De l’avis de tous, cette génération qui arrive sur le marché du travail a besoin de prendre de la distance par rapport au numérique et doit apprendre à analyser. Freddy Bodin déplore ainsi la perte de bon sens chez les jeunes salariés d’ETA (entreprises de travaux agricoles). « Quand un voyant s’allume sur le tableau de bord, leur premier réflexe est de publier une photo sur certaines pages Facebook en demandant à la communauté d’où peut venir le problème et comment le résoudre. Bien évidemment, la plupart des réponses sont farfelues et recommandent avec humour de changer de marque. Ce comportement est désespérant car il suffit d’ouvrir le manuel qui est dans la cabine du tracteur pour avoir la réponse », constate l’entrepreneur.

Il regrette le manque de recul des moins de 30 ans par rapport à la technologie : « Ils font trop confiance aux capteurs ou au système de guidage. Je suis régulièrement interpellé par des entrepreneurs à propos d’accidents avec des jeunes chauffeurs qui regardaient des vidéos ou envoyaient des snaps (messages éphémères sur snapchat) au volant. »

Le constat est le même en élevage. « On peut s’extasier devant l’efficacité d’un jeune éleveur qui envoie un snap ou un SMS en quelques secondes, mais cela ne reflète pas son aptitude à analyser une donnée sur la santé des trayons ou un problème de chaleur », insiste la chercheuse. « Il y a un vrai travail d’éducation, voire de rééducation à faire auprès de la jeune génération », précise le docteur en histoire moderne, Vincent Guérin.

À l’opposé, certains salariés d’ETA de plus de 55 ans refusent de se former aux nouvelles technologies car « ce n’est pas à 58 ans qu’on apprend une nouvelle technique de conduite d’ensileuse », rapporte Freddy Bodin. De l’avis de tous, l’utilisateur « optimal » des nouvelles technologies en agriculture serait donc de la génération « 35-55 ans », apte à utiliser le numérique tout en gardant un esprit critique.

Gérer le « techno-stress »

Et même pour cette génération, tout n’est pas rose. « La technologie change notre façon de vivre notre métier. Elle nous oblige à être connectés en permanence. Le seul fait de savoir qu’une donnée est disponible nous incite à aller la voir et à l’interpréter », déplore Philippe Retière.

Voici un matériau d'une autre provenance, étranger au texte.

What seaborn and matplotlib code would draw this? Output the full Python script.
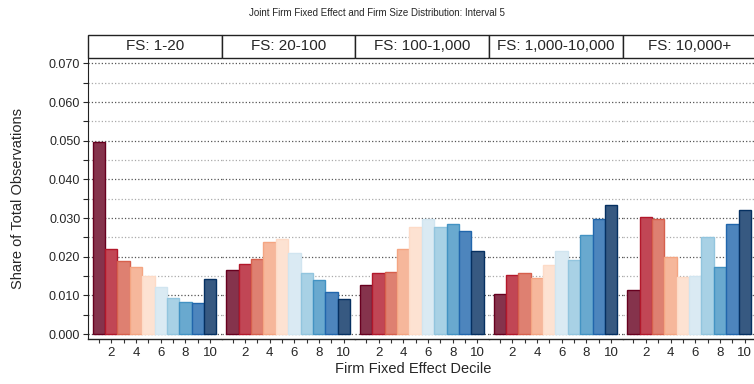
import numpy as np
import pandas as pd
import matplotlib
matplotlib.use('Agg')
import matplotlib.pyplot as plt
import matplotlib.colors as mcolors
import seaborn as sns
from matplotlib.patches import Rectangle
from matplotlib.ticker import MultipleLocator, FormatStrFormatter

# values
size_groups = ["FS: 1-20", "FS: 20-100", "FS: 100-1,000", "FS: 1,000-10,000", "FS: 10,000+"]
deciles = list(range(1, 11))
share_fs1 = [0.0497, 0.0221, 0.0188, 0.0174, 0.0150, 0.0121, 0.0092, 0.0084, 0.0080, 0.0142]
share_fs2 = [0.0166, 0.0181, 0.0194, 0.0238, 0.0245, 0.0209, 0.0158, 0.0140, 0.0109, 0.0090]
share_fs3 = [0.0126, 0.0159, 0.0161, 0.0219, 0.0278, 0.0297, 0.0277, 0.0284, 0.0267, 0.0214]
share_fs4 = [0.0104, 0.0153, 0.0159, 0.0145, 0.0178, 0.0214, 0.0192, 0.0255, 0.0298, 0.0333]
share_fs5 = [0.0113, 0.0302, 0.0298, 0.0198, 0.0147, 0.0151, 0.0250, 0.0174, 0.0285, 0.0322]
all_shares = [share_fs1, share_fs2, share_fs3, share_fs4, share_fs5]

rows = []
for grp, vals in zip(size_groups, all_shares):
    for d, v in zip(deciles, vals):
        rows.append({'group': grp, 'decile': d, 'share': v})
df = pd.DataFrame(rows)

sns.set_style('white')
plt.rcParams['font.family'] = ['Liberation Sans', 'DejaVu Sans']

# ColorBrewer RdBu, 10 classes
colors = ['#67001f', '#b2182b', '#d6604d', '#f4a582', '#fddbc7',
          '#d1e5f0', '#92c5de', '#4393c3', '#2166ac', '#053061']

fig = plt.figure(figsize=(7.54, 3.84), dpi=100)
left, right, bottom, top = 0.1167, 1.003, 0.117, 0.849
w = (right - left) / 5
axes = []
for i, grp in enumerate(size_groups):
    ax = fig.add_axes([left + i * w, bottom, w, top - bottom])
    axes.append(ax)
    sub = df[df['group'] == grp]
    sns.barplot(data=sub, x='decile', y='share', hue='decile', palette=colors,
                native_scale=True, dodge=False, width=1, legend=False,
                saturation=1, linewidth=1, ax=ax)
    for patch, c in zip(ax.patches, colors):
        rgb = np.array(mcolors.to_rgb(c))
        patch.set_edgecolor(rgb)
        patch.set_facecolor(rgb * 0.8 + 0.2)

    ax.set_xlim(0.12, 10.93)
    ax.set_ylim(-0.0013, 0.0714)
    ax.yaxis.set_major_locator(MultipleLocator(0.01))
    ax.yaxis.set_minor_locator(MultipleLocator(0.005))
    ax.yaxis.set_major_formatter(FormatStrFormatter('%.3f'))
    ax.grid(True, which='major', axis='y', linestyle=':', color='#555555', linewidth=0.9)
    ax.grid(True, which='minor', axis='y', linestyle=':', color='#aaaaaa', linewidth=0.9)
    ax.set_axisbelow(True)
    ax.set_xticks([2, 4, 6, 8, 10])
    ax.set_xticks([1, 3, 5, 7, 9], minor=True)
    ax.tick_params(axis='x', which='both', direction='out', length=3, width=0.8,
                   bottom=True, labelsize=9.5, pad=2.5, color='#333333')
    for s in ['top', 'right', 'left']:
        ax.spines[s].set_visible(False)
    ax.spines['bottom'].set_color('#222222')
    ax.spines['bottom'].set_linewidth(1)
    ax.set_xlabel('')
    ax.set_ylabel('')
    if i == 0:
        ax.spines['left'].set_visible(True)
        ax.spines['left'].set_color('#222222')
        ax.tick_params(axis='y', which='both', direction='out', left=True,
                       length=3.5, width=0.8, labelsize=9, pad=2)
    else:
        ax.tick_params(axis='y', which='both', left=False, labelleft=False)

    # facet header box
    hh = 0.082
    ax.add_patch(Rectangle((0, 1), 1, hh, transform=ax.transAxes, clip_on=False,
                           facecolor='white', edgecolor='#222222', linewidth=1))
    ax.text(0.5, 1 + hh / 2, grp, transform=ax.transAxes, ha='center', va='center',
            fontsize=11)

fig.text(0.024, (bottom + top) / 2, 'Share of Total Observations', rotation=90,
         ha='center', va='center', fontsize=10.5)
fig.text(0.548, 0.04, 'Firm Fixed Effect Decile',
         ha='center', va='center', fontsize=10.5)
fig.text(0.5, 0.965, 'Joint Firm Fixed Effect and Firm Size Distribution: Interval 5',
         ha='center', va='center', fontsize=7,
         family=['Liberation Sans Narrow', 'Liberation Sans', 'DejaVu Sans'])

fig.savefig('out.png', dpi=100)
plt.close(fig)
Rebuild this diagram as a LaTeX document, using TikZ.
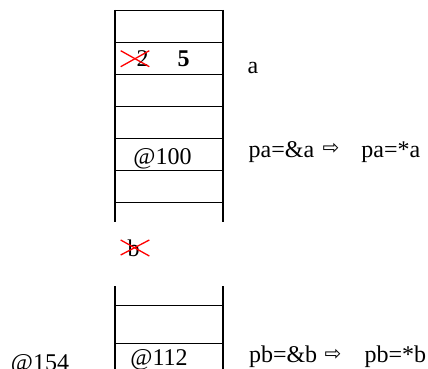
\documentclass[tikz,border=0pt]{standalone}
\usepackage{fontspec}
\setmainfont{Liberation Serif}
\newfontfamily\arrowfont{DejaVu Sans}
\tikzset{
	txt/.style={font=\fontsize{24}{28}\selectfont, inner sep=0pt, anchor=base},
	cross/.style={red, line width=1.3pt},
	arr/.style={inner sep=0pt, font=\arrowfont\fontsize{20}{24}\selectfont}
}
\begin{document}
\begin{tikzpicture}[x=1pt, y=-1pt, line width=1.4pt]
		\useasboundingbox (0,0) rectangle (428,369);
		% upper stack
		\draw (115,10) -- (115,222);
		\draw (223,10) -- (223,222);
		\foreach \y in {10.7,42.7,74.7,106.7,138.7,170.7,202.7}
			\draw (115,\y) -- (223,\y);
		\node[txt] (two) at (142.5,66.5) {2};
		\node[txt] (five) at (183.5,66.5) {\bfseries 5};
		\draw[cross] (120.7,50.7) -- (149.3,66.7);
		\draw[cross] (120.7,66.7) -- (149.3,50.7);
		\node[txt] (a) at (253,73.5) {a};
		\node[txt] (pa) at (162.5,164) {@100};
		\node[txt, anchor=base west] (paref) at (248,157) {pa=\&a};
		\node[arr] (paarrow) at (331,149) {⇨};
		\node[txt, anchor=base west] (paval) at (360.7,157) {pa=*a};
		% b, removed
		\node[txt] (b) at (133.5,256) {b};
		\draw[cross] (120.7,240) -- (149.3,256);
		\draw[cross] (120.7,255) -- (149.3,240);
		% lower stack
		\draw (115,286) -- (115,369);
		\draw (223,286) -- (223,369);
		\foreach \y in {305.3,343.3}
			\draw (115,\y) -- (223,\y);
		\node[txt] (pb) at (159,365) {@112};
		\node[txt] (addr) at (40,370) {@154};
		\node[txt, anchor=base west] (pbref) at (248.3,362.7) {pb=\&b};
		\node[arr] (pbarrow) at (333,355) {⇨};
		\node[txt, anchor=base west] (pbval) at (364,362.7) {pb=*b};
	\end{tikzpicture}
\end{document}
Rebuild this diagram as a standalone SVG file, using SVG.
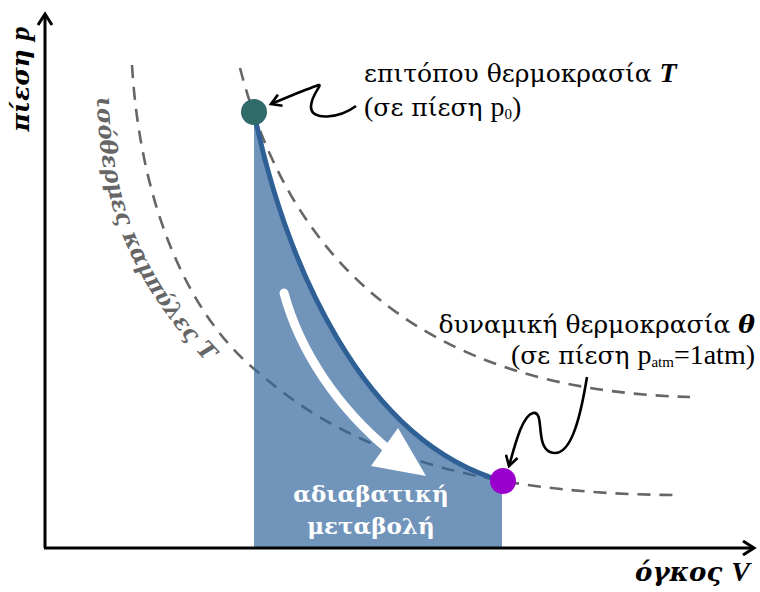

Chez les entrepreneurs aussi, le développement des nouvelles technologies génère un stress supplémentaire. En période de récolte, un entrepreneur passe entre 80 et 100 heures par mois au téléphone sur son mobile. « Les clients appellent sans arrêt alors qu’auparavant, un coup de fil pendant midi suffisait pour fixer le chantier, constate Freddy Bodin. Les ETA consomment aussi beaucoup de données sur leurs smartphones, notamment pour mettre à jour leur page Facebook. Nous estimons que 30 % d’entre eux font la promotion de leur activité sur ce réseau social, notamment avec des vidéos de chantiers. »

Pour Nathalie Hostiou, la charge mentale liée à l’utilisation de l’intelligence artificielle remplace peu à peu la charge physique des éleveurs « mais chaque individu réagit différemment à cette contrainte. Certains relativisent très bien et mettent en place des filtres pour les alertes. Tout est affaire de dosage ».